SAT scores have been declining for decades, but this year the College Board — the association that produces the pre-college exam — is more concerned.
The 1.6 million test-takers this year averaged 496 in reading, 514 in math and 488 in writing, according to a new report from the College Board. That’s a combined score of 1498 — below the benchmark of 1550 the College Board says indicates college readiness.
Only 43 percent scored above that benchmark, it says.
That figure has been roughly the same since 2009, The Huffington Post says, while the trend of scores has been downward since 1972. Students who met or exceeded the benchmark were more likely to have taken a core curriculum emphasizing English, math, science and history; much more likely to have taken advanced placement or honors courses; and much more likely to be in the top 10 percent of their graduating class by GPA.
“While some might see stagnant scores as no news, we at the College Board consider it a call to action,” College Board president David Coleman said in a press release about the data. “We must dramatically increase the number of students in K–12 who are prepared for college and careers.”
Even the college readiness benchmark isn’t exactly a sign students will excel — just that they’ll probably get through it. “The SAT Benchmark score of 1550 is associated with a 65 percent probability of obtaining a first-year GPA (FYGPA) of B-,” the report says.
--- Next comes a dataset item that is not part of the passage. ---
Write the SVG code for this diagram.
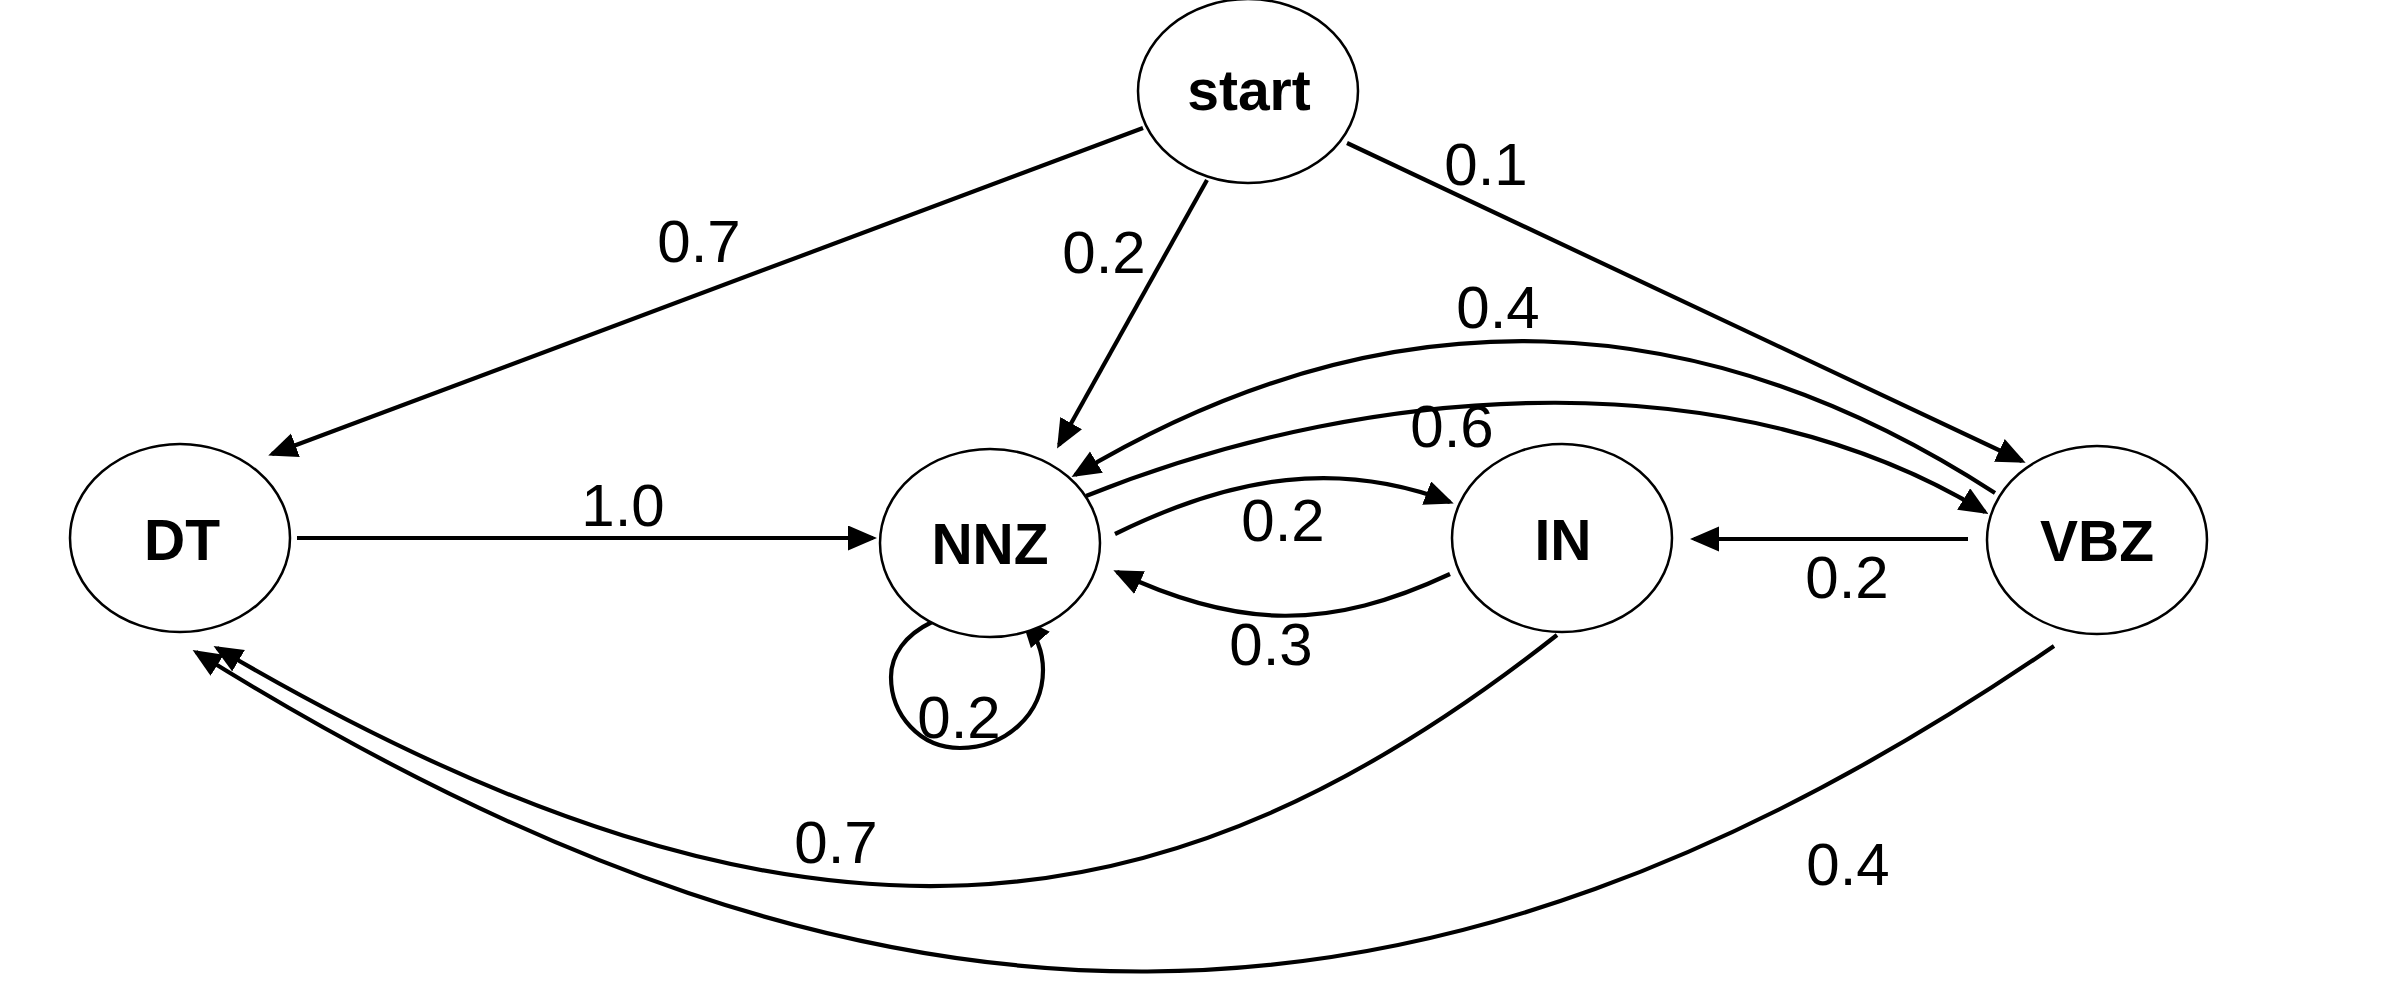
<svg xmlns="http://www.w3.org/2000/svg" width="2382" height="986" viewBox="0 0 2382 986">
<style>
.node ellipse{fill:#fff;stroke:#000;stroke-width:2.5}
.node text{font-family:"Liberation Sans",Arial,sans-serif;font-weight:bold;font-size:57px;text-anchor:middle;fill:#000}
.edge{fill:none;stroke:#000;stroke-width:4.2;marker-end:url(#arr)}
.lbl{font-family:"Liberation Sans",Arial,sans-serif;font-size:60px;text-anchor:middle;fill:#000}
</style>
<defs>
<marker id="arr" markerUnits="userSpaceOnUse" markerWidth="32" markerHeight="28" refX="25" refY="12.5" orient="auto" viewBox="0 0 32 28">
<path d="M0,0 L29,12.5 L0,25 z" fill="#000"/>
</marker>
</defs>
<rect width="2382" height="986" fill="#fff"/>
<g id="connectors">
<path class="edge" d="M1143,128 L272,454"/>
<path class="edge" d="M1207,180 L1059,445"/>
<path class="edge" d="M1347,143 L2022,461"/>
<path class="edge" d="M297,538 L873,538"/>
<path class="edge" d="M1968,539 L1694,539"/>
<path class="edge" d="M1995,493 C1702,303 1392,285 1075,475"/>
<path class="edge" d="M1086,496 C1386,376 1739,362 1985,512"/>
<path class="edge" d="M1115,534 C1235,475 1340,460 1450,502"/>
<path class="edge" d="M1450,574 C1330,630 1240,630 1117,572"/>
<path class="edge" d="M932,622 C905,635 891,655 891,677 C891,715 920,748 960,748 C1005,748 1043,715 1043,670 C1043,652 1037,636 1024,621"/>
<path class="edge" d="M1557,635 C1176,935 812,998 217,648"/>
<path class="edge" d="M2054,646 C1426,1076 884,1082 196,652"/>
</g>
<g id="labels">
<text class="lbl" x="699" y="262">0.7</text>
<text class="lbl" x="1104" y="273">0.2</text>
<text class="lbl" x="1486" y="185">0.1</text>
<text class="lbl" x="623" y="526">1.0</text>
<text class="lbl" x="1498" y="328">0.4</text>
<text class="lbl" x="1452" y="447">0.6</text>
<text class="lbl" x="1283" y="541">0.2</text>
<text class="lbl" x="1271" y="665">0.3</text>
<text class="lbl" x="1847" y="598">0.2</text>
<text class="lbl" x="959" y="738">0.2</text>
<text class="lbl" x="836" y="863">0.7</text>
<text class="lbl" x="1848" y="885">0.4</text>
</g>
<g id="node-start" class="node"><ellipse cx="1248" cy="91" rx="110" ry="92"/><text x="1249" y="110">start</text></g>
<g id="node-DT" class="node"><ellipse cx="180" cy="538" rx="110" ry="94"/><text x="182" y="560">DT</text></g>
<g id="node-NNZ" class="node"><ellipse cx="990" cy="543" rx="110" ry="94"/><text x="990" y="564">NNZ</text></g>
<g id="node-IN" class="node"><ellipse cx="1562" cy="538" rx="110" ry="94"/><text x="1563" y="560">IN</text></g>
<g id="node-VBZ" class="node"><ellipse cx="2097" cy="540" rx="110" ry="94"/><text x="2097" y="561">VBZ</text></g>
</svg>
If most students can’t even muster that, it sure does sound bad.
The bright spot is that scores and participation improved among minority groups:
- 46 percent of test-takers were minority students, the largest percentage ever.
- In 2012, 14.8 percent of African-American test-takers met or beat the benchmark. The number rose to 15.6 percent this year.
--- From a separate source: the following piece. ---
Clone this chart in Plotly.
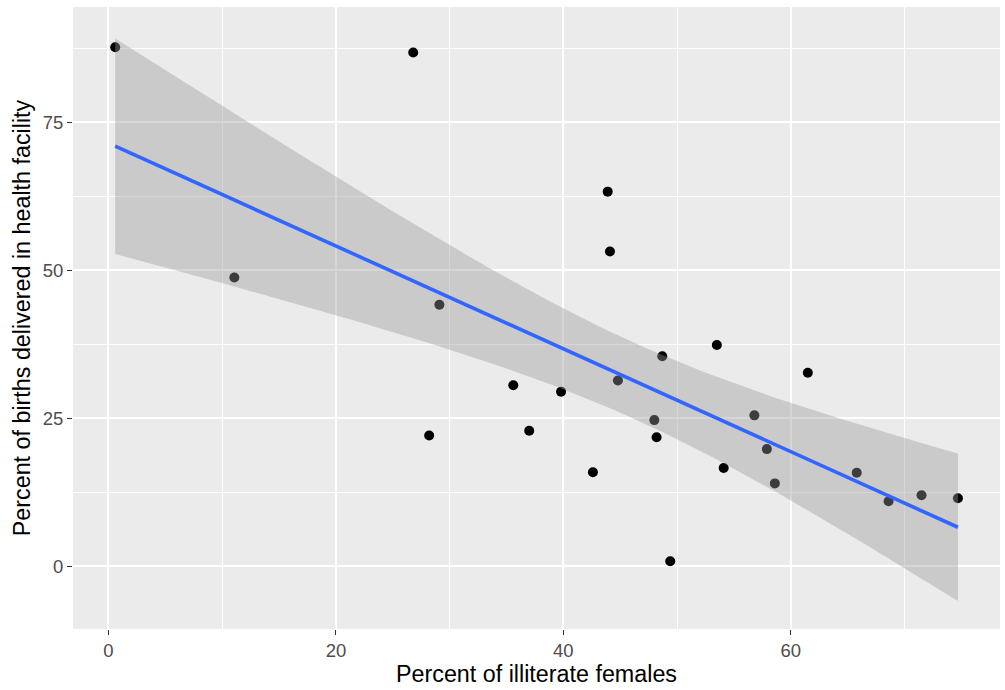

- Last year, 22.8 percent of Hispanic test-takers met or beat the benchmark. This year, 23.5 percent did.
Others are less concerned about the results. Jim Hull, a senior policy analyst for the National School Boards Association, and U.S. Secretary of Education Arne Duncan both highlighted the improvements among minorities, The Huffington Post says.
Others, such as American Institutes of Research vice president Mark Schneider, suggested the College Board was just tooting its own horn. “This [report] does not mean that the CB’s suite of products (PSAT/SAT/AP) is causally connected to college success. This report skirts way too close to that causal link than it should,” he said.